- DESCRIPTION OF THE TASK
Exactly the lines from the one with "Recreate this image" through the one with "p.yaxis.axis_label_standoff = 16" should be returned, both ends included and nothing else. Omit any pictures.

- ENTRIES SUPPLIED
---*---

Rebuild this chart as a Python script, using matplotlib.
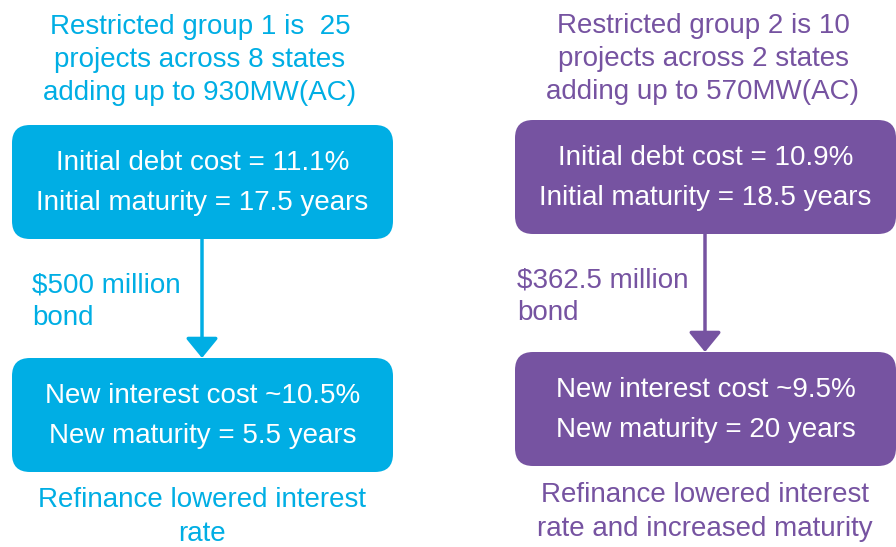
import matplotlib.pyplot as plt
from matplotlib.patches import FancyBboxPatch

plt.rcParams['font.family'] = ['Liberation Sans', 'DejaVu Sans']

# text content of the two groups
titles = [
    'Restricted group 1 is  25\nprojects across 8 states\nadding up to 930MW(AC)',
    'Restricted group 2 is 10\nprojects across 2 states\nadding up to 570MW(AC)',
]
initial_text = [
    ['Initial debt cost = 11.1%', 'Initial maturity = 17.5 years'],
    ['Initial debt cost = 10.9%', 'Initial maturity = 18.5 years'],
]
bond_text = ['$500 million\nbond', '$362.5 million\nbond']
new_text = [
    ['New interest cost ~10.5%', 'New maturity = 5.5 years'],
    ['New interest cost ~9.5%', 'New maturity = 20 years'],
]
outcome = [
    'Refinance lowered interest\nrate',
    'Refinance lowered interest\nrate and increased maturity',
]
colors = ['#00AEE4', '#7653A1']

# layout in pixel units
box_x = [12, 515]
box_w = 381
col_cx = [202, 705]
title_y = [60, 59]
box1_y = [125, 120]
box2_y = [358, 352]
box_h = 114
bond_x = [32, 517]
bond_y = [302, 297]
out_y = [517, 512]

fig = plt.figure(figsize=(8.96, 5.47), dpi=100)
ax = fig.add_axes([0, 0, 1, 1])
ax.set_xlim(0, 896)
ax.set_ylim(547, 0)
ax.axis('off')

for i in range(2):
    c = colors[i]
    ax.text(col_cx[i] - 2, title_y[i], titles[i], ha='center', va='center',
            color=c, fontsize=20, linespacing=1.33)
    for y0, lines in [(box1_y[i], initial_text[i]), (box2_y[i], new_text[i])]:
        ax.add_patch(FancyBboxPatch((box_x[i], y0), box_w, box_h,
                                    boxstyle='round,pad=0,rounding_size=18',
                                    fc=c, ec='none'))
        ax.text(box_x[i] + box_w / 2, y0 + box_h * 0.33, lines[0], ha='center',
                va='center', color='white', fontsize=20)
        ax.text(box_x[i] + box_w / 2, y0 + box_h * 0.68, lines[1], ha='center',
                va='center', color='white', fontsize=20)
    ax.annotate('', xy=(col_cx[i], box2_y[i]), xytext=(col_cx[i], box1_y[i] + box_h),
                arrowprops=dict(arrowstyle='-|>,head_width=0.45,head_length=0.55',
                                color=c, lw=2.5, mutation_scale=22,
                                shrinkA=0, shrinkB=0))
    ax.text(bond_x[i], bond_y[i], bond_text[i], ha='left', va='center',
            color=c, fontsize=20, linespacing=1.33)
    ax.text(col_cx[i], out_y[i], outcome[i], ha='center', va='center',
            color=c, fontsize=20, linespacing=1.37)

fig.savefig('out.png', dpi=100)
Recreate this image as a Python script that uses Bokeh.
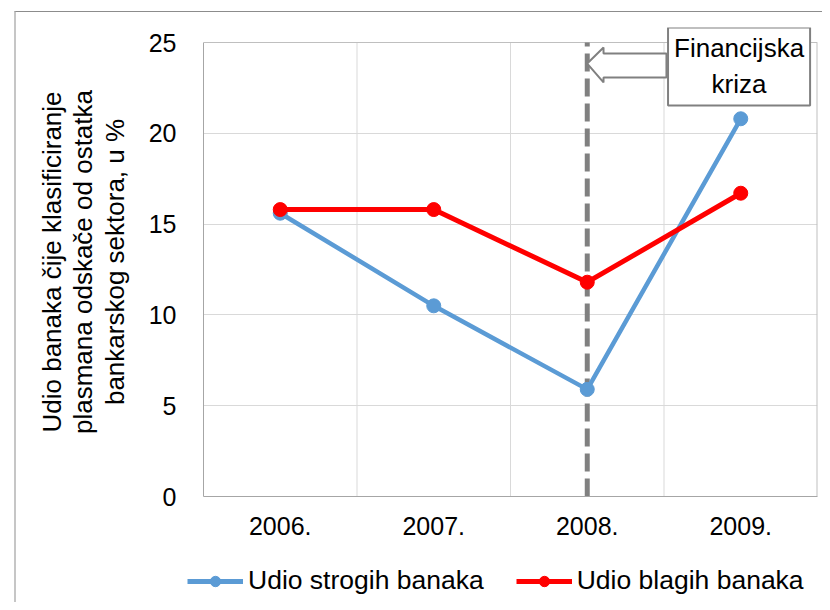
from bokeh.plotting import figure
from bokeh.layouts import column
from bokeh.models import (Label, Legend, LegendItem, FixedTicker, Range1d)
from bokeh.embed import file_html
from bokeh.resources import INLINE

# ---- data ----
years = ["2006.", "2007.", "2008.", "2009."]
strogi = [15.6, 10.5, 5.9, 20.8]      # Udio strogih banaka
blagi = [15.8, 15.8, 11.8, 16.7]      # Udio blagih banaka
y_ticks = [0, 5, 10, 15, 20, 25]
crisis_year = "2008."
callout_text = "Financijska\nkriza"
y_title = "Udio banaka čije klasificiranje\nplasmana odskače od ostatka\nbankarskog sektora, u %"
legend_labels = ["Udio strogih banaka", "Udio blagih banaka"]

FONT = "Liberation Sans"
BLUE = "#5b9bd5"
RED = "#ff0000"
GRID = "#d9d9d9"
xs = list(range(1, len(years) + 1))
y_max = y_ticks[-1]
top_room = 0.826          # extra headroom above the plot area for the callout box

p = figure(width=806, height=538, output_backend="svg", toolbar_location=None,
           x_range=Range1d(0.5, len(years) + 0.5), y_range=Range1d(0, y_max + top_room),
           min_border_left=187, min_border_right=5, min_border_top=15,
           min_border_bottom=54)
p.outline_line_color = None
p.xgrid.visible = False
p.ygrid.ticker = FixedTicker(ticks=y_ticks[1:-1])
p.ygrid.grid_line_color = GRID

# axes
p.xaxis.ticker = FixedTicker(ticks=xs)
p.xaxis.major_label_overrides = {x: y for x, y in zip(xs, years)}
p.yaxis.ticker = FixedTicker(ticks=y_ticks)
p.yaxis.bounds = (0, y_max)
for ax in (p.xaxis[0], p.yaxis[0]):
    ax.major_tick_line_color = None
    ax.minor_tick_line_color = None
    ax.axis_line_color = "#a6a6a6"
    ax.major_label_text_font = FONT
    ax.major_label_text_font_size = "25px"
    ax.major_label_text_color = "black"
p.xaxis.major_label_standoff = 14
p.yaxis.major_label_standoff = 21
p.yaxis.axis_label = y_title
p.yaxis.axis_label_text_font = FONT
p.yaxis.axis_label_text_font_size = "26px"
p.yaxis.axis_label_text_font_style = "normal"
p.yaxis.axis_label_text_color = "black"
p.yaxis.axis_label_text_line_height = 1.05
p.yaxis.axis_label_standoff = 16

# plot-area vertical gridlines (category boundaries) and top/right border
bounds_x = [x + 0.5 for x in xs[:-1]]
p.segment(x0=bounds_x, y0=[0] * len(bounds_x), x1=bounds_x, y1=[y_max] * len(bounds_x),
          line_color=GRID, line_width=1)
p.segment(x0=[0.5], y0=[y_max], x1=[len(years) + 0.5], y1=[y_max],
          line_color="#bfbfbf", line_width=1)
p.segment(x0=[len(years) + 0.5], y0=[0], x1=[len(years) + 0.5], y1=[y_max],
          line_color="#bfbfbf", line_width=2)

# crisis dashed line
cx = xs[years.index(crisis_year)]
p.segment(x0=[cx], y0=[0], x1=[cx], y1=[y_max], line_color="#808080",
          line_width=5, line_dash="18 7")

# callout arrow (pointing at crisis line)
arrow_x = [cx, cx + 0.106, cx + 0.106, cx + 0.516, cx + 0.516, cx + 0.106, cx + 0.106]
arrow_y = [23.84, 24.72, 24.39, 24.39, 23.07, 23.07, 22.80]
p.patch(arrow_x, arrow_y, fill_color="white", line_color="#808080", line_width=2)

# series
l1 = p.line(xs, strogi, line_color=BLUE, line_width=4.5)
s1 = p.scatter(xs, strogi, size=14, marker="circle", fill_color=BLUE, line_color=BLUE)
l2 = p.line(xs, blagi, line_color=RED, line_width=5)
s2 = p.scatter(xs, blagi, size=14, marker="circle", fill_color=RED, line_color=RED)

lab = Label(x=cx + 0.989, y=23.68, text=callout_text, text_align="center",
            text_baseline="middle", text_font=FONT, text_font_size="26px",
            text_color="black", background_fill_color="white",
            border_line_color="#808080", border_line_width=2, padding=6)
p.add_layout(lab)

# ---- legend strip below ----
q = figure(width=806, height=52, output_backend="svg", toolbar_location=None,
           x_axis_type=None, y_axis_type=None, min_border=0,
           x_range=Range1d(0, 1), y_range=Range1d(0, 1))
q.outline_line_color = None
q.grid.visible = False

aligned_off = False
try:
    p.frame_align = False
    q.frame_align = False
    aligned_off = True
except Exception:
    aligned_off = False

# legend swatches only (kept outside the visible range of the strip)
ql1 = q.line([-5, -4], [-5, -5], line_color=BLUE, line_width=5)
qs1 = q.scatter([-5], [-5], size=14, marker="circle", fill_color=BLUE, line_color=BLUE)
ql2 = q.line([-5, -4], [-5, -5], line_color=RED, line_width=5)
qs2 = q.scatter([-5], [-5], size=14, marker="circle", fill_color=RED, line_color=RED)

if aligned_off:
    loc, gw, sp = (171, 6), 56, 32
else:
    loc, gw, sp = (0, 6), 40, 47
legend = Legend(items=[LegendItem(label=legend_labels[0], renderers=[ql1, qs1]),
                       LegendItem(label=legend_labels[1], renderers=[ql2, qs2])],
                orientation="horizontal", location=loc,
                label_text_font=FONT, label_text_font_size="26.5px", label_text_color="black",
                glyph_width=gw, glyph_height=26, label_standoff=5, spacing=sp,
                border_line_color=None, background_fill_alpha=0, padding=0, margin=0)
q.add_layout(legend)

layout = column(p, q, spacing=0, margin=(11, 0, 0, 14),
                styles={"border-left": "2px solid #c6c6c6", "border-top": "1px solid #8c8c8c"})
open("out.html", "w").write(file_html(layout, INLINE))
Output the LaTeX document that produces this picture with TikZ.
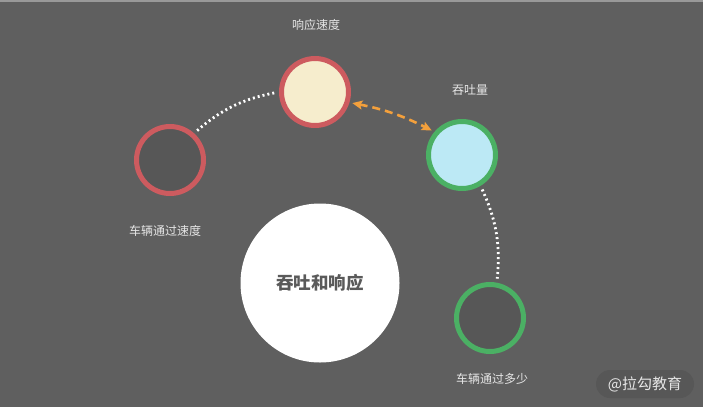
\documentclass[tikz,border=0pt]{standalone}
\usepackage{fontspec}
\setmainfont{Noto Sans CJK SC}
\usepackage{tikz}
\usetikzlibrary{arrows.meta,positioning,calc}
\definecolor{bggray}{HTML}{5F5F5F}
\definecolor{holegray}{HTML}{575757}
\definecolor{ringred}{HTML}{CD5B5F}
\definecolor{ringgreen}{HTML}{4BB064}
\definecolor{cream}{HTML}{F6EDCD}
\definecolor{skyblue}{HTML}{BCE9F5}
\definecolor{dashorange}{HTML}{F3A03C}
\definecolor{labgray}{HTML}{E6E6E6}
\definecolor{midgray}{HTML}{5A5A5A}
\newcommand{\lab}[1]{{\fontsize{12}{14}\selectfont #1}}

\begin{document}
\begin{tikzpicture}[x=1pt,y=-1pt,semithick,
  ring/.style={circle,draw,line width=5pt,inner sep=0pt,minimum size=67pt},
  dotline/.style={draw=white,line width=2.8pt,dash pattern=on 2pt off 3pt,shorten >=4pt,shorten <=4pt},
  otip/.tip={Stealth[length=10pt,width=9pt,inset=2pt]},
  every label/.style={text=labgray}]

  \fill[bggray] (0,0) rectangle (703,407);
  \fill[gray!80] (0,0) rectangle (703,1.5);
  \useasboundingbox (0,0) rectangle (703,407);

  \node[ring,draw=ringred,fill=holegray] (spd) at (170,160) {};
  \node[ring,draw=ringred,fill=cream] (resp) at (315,92) {};
  \node[ring,draw=ringgreen,fill=skyblue] (thru) at (462,155) {};
  \node[ring,draw=ringgreen,fill=holegray] (cnt) at (490,318) {};
  \node[circle,fill=white,inner sep=0pt,minimum size=159pt] (core) at (320,283)
    {\fontsize{17.5}{20}\selectfont\bfseries\color{midgray}吞吐和响应};

  \node[text=labgray] (lresp) at (316,25) {\lab{响应速度}};
  \node[text=labgray] (lthru) at (470,90) {\lab{吞吐量}};
  \node[text=labgray] (lspd) at (165,231) {\lab{车辆通过速度}};
  \node[text=labgray] (lcnt) at (492,379) {\lab{车辆通过多少}};

  \node[fill=holegray,rounded corners=14pt,minimum width=98pt,minimum height=28pt,
    text=labgray] (mark) at (645,384) {\fontsize{15}{17}\selectfont @拉勾教育};

  \draw[dotline] (spd.48) to[bend left=15] (resp.180);
  \draw[dotline] (thru.-59) to[bend left=15] (cnt.79);
  \draw[draw=dashorange,line width=2.6pt,dash pattern=on 8pt off 5pt,
    otip-otip,shorten >=3pt,shorten <=3pt] (resp.-17) to[bend left=8] (thru.140);

\end{tikzpicture}
\end{document}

---*---

- THE OUTPUT
Recreate this image as a Python script that uses Bokeh.
from bokeh.plotting import figure
from bokeh.layouts import column
from bokeh.models import (Label, Legend, LegendItem, FixedTicker, Range1d)
from bokeh.embed import file_html
from bokeh.resources import INLINE

# ---- data ----
years = ["2006.", "2007.", "2008.", "2009."]
strogi = [15.6, 10.5, 5.9, 20.8]      # Udio strogih banaka
blagi = [15.8, 15.8, 11.8, 16.7]      # Udio blagih banaka
y_ticks = [0, 5, 10, 15, 20, 25]
crisis_year = "2008."
callout_text = "Financijska\nkriza"
y_title = "Udio banaka čije klasificiranje\nplasmana odskače od ostatka\nbankarskog sektora, u %"
legend_labels = ["Udio strogih banaka", "Udio blagih banaka"]

FONT = "Liberation Sans"
BLUE = "#5b9bd5"
RED = "#ff0000"
GRID = "#d9d9d9"
xs = list(range(1, len(years) + 1))
y_max = y_ticks[-1]
top_room = 0.826          # extra headroom above the plot area for the callout box

p = figure(width=806, height=538, output_backend="svg", toolbar_location=None,
           x_range=Range1d(0.5, len(years) + 0.5), y_range=Range1d(0, y_max + top_room),
           min_border_left=187, min_border_right=5, min_border_top=15,
           min_border_bottom=54)
p.outline_line_color = None
p.xgrid.visible = False
p.ygrid.ticker = FixedTicker(ticks=y_ticks[1:-1])
p.ygrid.grid_line_color = GRID

# axes
p.xaxis.ticker = FixedTicker(ticks=xs)
p.xaxis.major_label_overrides = {x: y for x, y in zip(xs, years)}
p.yaxis.ticker = FixedTicker(ticks=y_ticks)
p.yaxis.bounds = (0, y_max)
for ax in (p.xaxis[0], p.yaxis[0]):
    ax.major_tick_line_color = None
    ax.minor_tick_line_color = None
    ax.axis_line_color = "#a6a6a6"
    ax.major_label_text_font = FONT
    ax.major_label_text_font_size = "25px"
    ax.major_label_text_color = "black"
p.xaxis.major_label_standoff = 14
p.yaxis.major_label_standoff = 21
p.yaxis.axis_label = y_title
p.yaxis.axis_label_text_font = FONT
p.yaxis.axis_label_text_font_size = "26px"
p.yaxis.axis_label_text_font_style = "normal"
p.yaxis.axis_label_text_color = "black"
p.yaxis.axis_label_text_line_height = 1.05
p.yaxis.axis_label_standoff = 16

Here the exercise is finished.